TASK DETAILS:
From the entries below, pull out each line where "that" appears.

Plotting code records:
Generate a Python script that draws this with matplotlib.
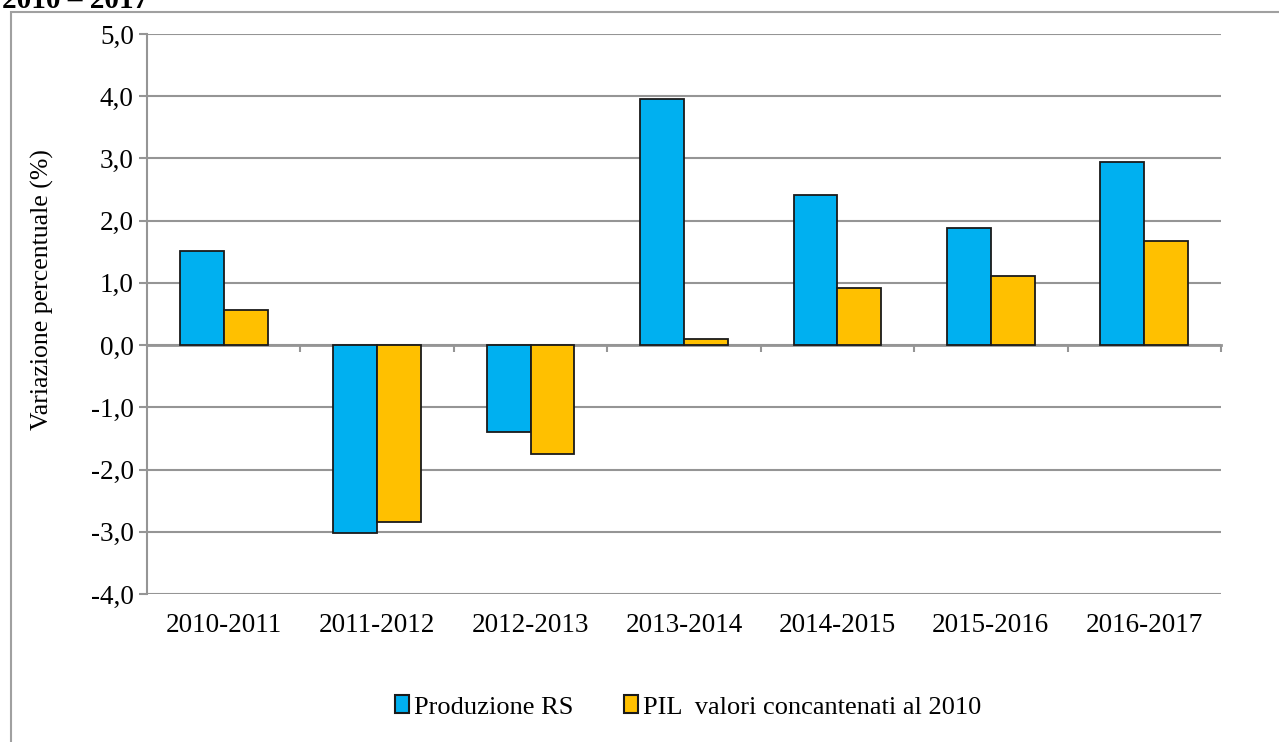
import numpy as np
import matplotlib
matplotlib.use('Agg')

import matplotlib.pyplot as plt
from matplotlib.patches import Rectangle
from matplotlib.ticker import FuncFormatter

periodi = ['2010-2011', '2011-2012', '2012-2013', '2013-2014',
           '2014-2015', '2015-2016', '2016-2017']
produzione_rs = [1.52, -3.02, -1.40, 3.96, 2.41, 1.88, 2.94]
pil_2010 = [0.56, -2.84, -1.75, 0.10, 0.92, 1.11, 1.68]
nomi = ['Produzione RS', 'PIL  valori concantenati al 2010']
colori = ['#00B0F0', '#FFC000']

plt.rcParams['font.family'] = ['Liberation Serif', 'DejaVu Serif']

fig = plt.figure(figsize=(12.79, 7.42), dpi=100)
ax = fig.add_axes([147 / 1279, 1 - 594 / 742, 1074 / 1279, 560 / 742])

grigio = '#959595'
x = np.arange(len(periodi))
w = 0.286
for i, (serie, nome, col) in enumerate(zip([produzione_rs, pil_2010], nomi, colori)):
    ax.bar(x + (i - 0.5) * w, serie, width=w, color=col, edgecolor='#1a1a1a',
           linewidth=1.3, label=nome, zorder=3)

ax.set_xlim(-0.5, len(periodi) - 0.5)
ax.set_ylim(-4, 5)
ax.set_yticks(np.arange(-4, 6, 1))
ax.yaxis.set_major_formatter(FuncFormatter(lambda v, p: ('%.1f' % (round(v, 1) + 0.0)).replace('.', ',')))
ax.grid(axis='y', color=grigio, linewidth=1.5, zorder=0)

for s in ['top', 'right']:
    ax.spines[s].set_visible(False)
ax.spines['left'].set_color(grigio)
ax.spines['left'].set_linewidth(1.5)
ax.spines['bottom'].set_visible(False)

ax.tick_params(axis='y', direction='out', length=6, width=1.5, color=grigio,
               labelsize=19.5, pad=3.5)
ax.set_xticks(x)
ax.set_xticklabels(periodi)
ax.tick_params(axis='x', length=0, labelsize=19.5, pad=14)

# asse delle categorie che incrocia lo zero
sec = ax.secondary_xaxis(4 / 9)
sec.set_xticks(np.arange(len(periodi)) + 0.5)
sec.tick_params(direction='out', length=5, width=1.5, color=grigio, labelbottom=False)
sec.spines['bottom'].set_color(grigio)
sec.spines['bottom'].set_linewidth(2)

ax.set_ylabel('Variazione percentuale (%)', fontsize=18.5)
ax.yaxis.set_label_coords(-0.097, 0.543)
ax.yaxis.label.set_verticalalignment('center')

leg = ax.legend(loc='center', bbox_to_anchor=(688 / 1279, 1 - 707 / 742),
                bbox_transform=fig.transFigure, ncol=2, frameon=False, fontsize=19,
                handlelength=0.55, handleheight=0.65, handletextpad=0.18,
                columnspacing=1.9)
for h in leg.legend_handles:
    h.set_linewidth(1.5)

fig.text(2 / 1279, 1 - 8 / 742, '2010 \u2013 2017', fontsize=21, fontweight='bold',
         va='baseline', ha='left')

fig.patches.append(Rectangle((11 / 1279, -0.1), 1.2, 1 - 12 / 742 + 0.1,
                             transform=fig.transFigure, fill=False,
                             edgecolor='#a0a0a0', linewidth=1.5))

plt.savefig('out.png', dpi=100)
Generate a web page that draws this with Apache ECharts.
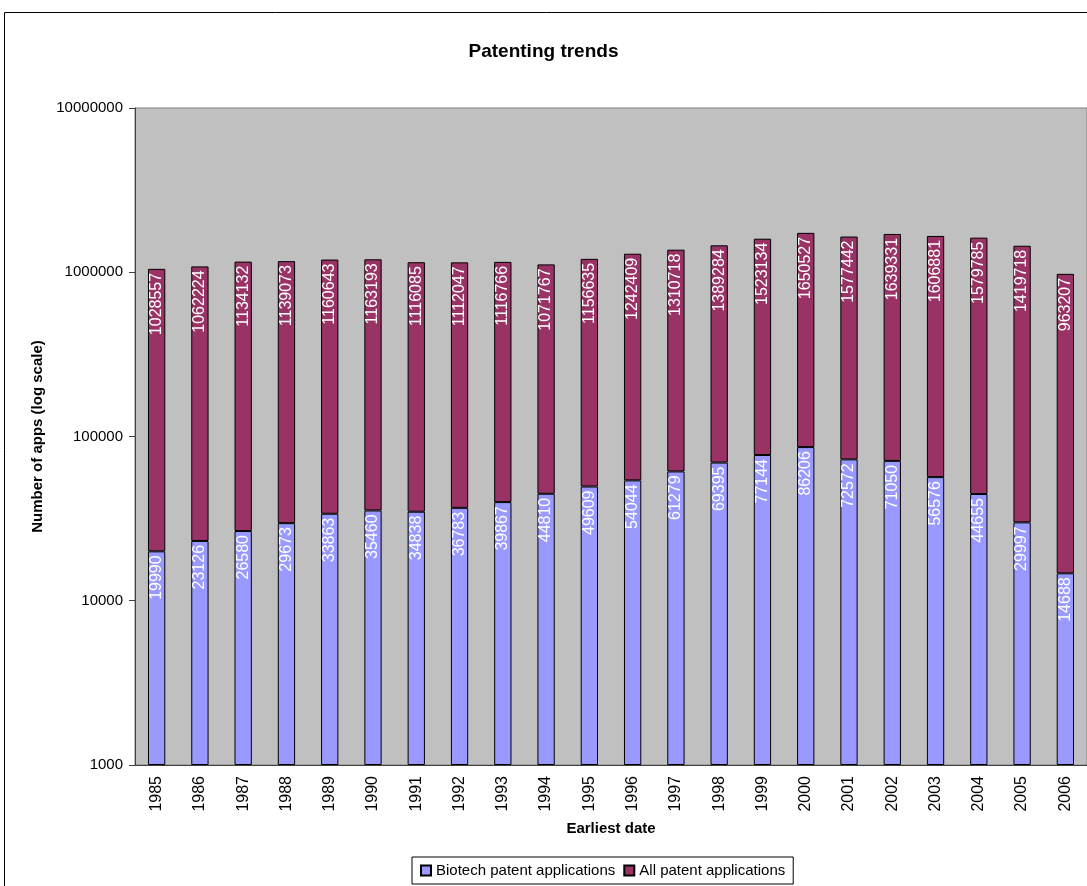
<!DOCTYPE html>
<html>
<head>
<meta charset="utf-8">
<script src="https://cdn.jsdelivr.net/npm/echarts@6/dist/echarts.min.js"></script>
<style>
html, body { margin: 0; padding: 0; background: #fff; }
#chart { width: 1087px; height: 886px; }
</style>
</head>
<body>
<div id="chart"></div>
<script>
var years = ['1985','1986','1987','1988','1989','1990','1991','1992','1993','1994','1995',
	'1996','1997','1998','1999','2000','2001','2002','2003','2004','2005','2006'];
var biotech = [19990,23126,26580,29673,33863,35460,34838,36783,39867,44810,49609,
	54044,61279,69395,77144,86206,72572,71050,56576,44655,29997,14688];
var allApps = [1028557,1062224,1134132,1139073,1160643,1163193,1116085,1112047,1116766,1071767,1156635,
	1242409,1310718,1389284,1523134,1650527,1577442,1639331,1606881,1579785,1419718,963207];

var font = 'Arial, "Liberation Sans", sans-serif';

var barLabel = {
	show: true,
	position: 'insideTop',
	rotate: 90,
	align: 'right',
	verticalAlign: 'middle',
	distance: 4,
	color: '#fff',
	fontFamily: font,
	fontSize: 16
};

var chart = echarts.init(document.getElementById('chart'));
chart.setOption({
	backgroundColor: '#fff',
	animation: false,
	textStyle: { fontFamily: font },
	title: {
		text: 'Patenting trends',
		left: 'center',
		top: 37,
		textStyle: { fontSize: 19, fontWeight: 'bold', color: '#000', fontFamily: font }
	},
	graphic: [{
		type: 'rect',
		shape: { x: 4.5, y: 12.5, width: 1100, height: 900 },
		style: { fill: 'none', stroke: '#000', lineWidth: 1 },
		silent: true,
		z: 0
	}],
	legend: {
		left: 412,
		top: 857,
		itemWidth: 10,
		itemHeight: 10,
		itemGap: 8,
		icon: 'rect',
		borderColor: '#000',
		borderWidth: 1,
		padding: [6, 8, 6, 8],
		textStyle: { fontSize: 15, color: '#000', fontFamily: font },
		data: ['Biotech patent applications', 'All patent applications']
	},
	grid: {
		left: 135,
		top: 108,
		right: 0,
		bottom: 121,
		show: true,
		backgroundColor: '#C0C0C0',
		borderColor: '#808080',
		borderWidth: 1,
		containLabel: false
	},
	xAxis: {
		type: 'category',
		data: years,
		name: 'Earliest date',
		nameLocation: 'middle',
		nameGap: 56,
		nameTextStyle: { fontSize: 15, fontWeight: 'bold', color: '#000' },
		axisLine: { lineStyle: { color: '#404040' } },
		axisTick: { alignWithLabel: false, length: 6, lineStyle: { color: '#404040' } },
		axisLabel: { rotate: 90, fontSize: 16, color: '#000', margin: 11 }
	},
	yAxis: {
		type: 'log',
		logBase: 10,
		min: 1000,
		max: 10000000,
		startValue: 1000,
		name: 'Number of apps (log scale)',
		nameLocation: 'middle',
		nameGap: 86,
		nameTextStyle: { fontSize: 15, fontWeight: 'bold', color: '#000' },
		axisLine: { show: true, lineStyle: { color: '#404040' } },
		axisTick: { show: true, length: 6, lineStyle: { color: '#404040' } },
		axisLabel: {
			fontSize: 15,
			color: '#000',
			margin: 12,
			formatter: function (v) { return String(Math.round(v)); }
		},
		splitLine: { show: false },
		minorTick: { show: false }
	},
	series: [
		{
			name: 'Biotech patent applications',
			type: 'bar',
			stack: 'apps',
			barWidth: '40%',
			itemStyle: { color: '#9999FF', borderColor: '#000', borderWidth: 1 },
			label: barLabel,
			data: biotech
		},
		{
			name: 'All patent applications',
			type: 'bar',
			stack: 'apps',
			barWidth: '40%',
			itemStyle: { color: '#993366', borderColor: '#000', borderWidth: 1 },
			label: barLabel,
			data: allApps
		}
	]
});
</script>
</body>
</html>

FINISHED ANSWER:
Generate a Python script that draws this with matplotlib.
Generate a web page that draws this with Apache ECharts.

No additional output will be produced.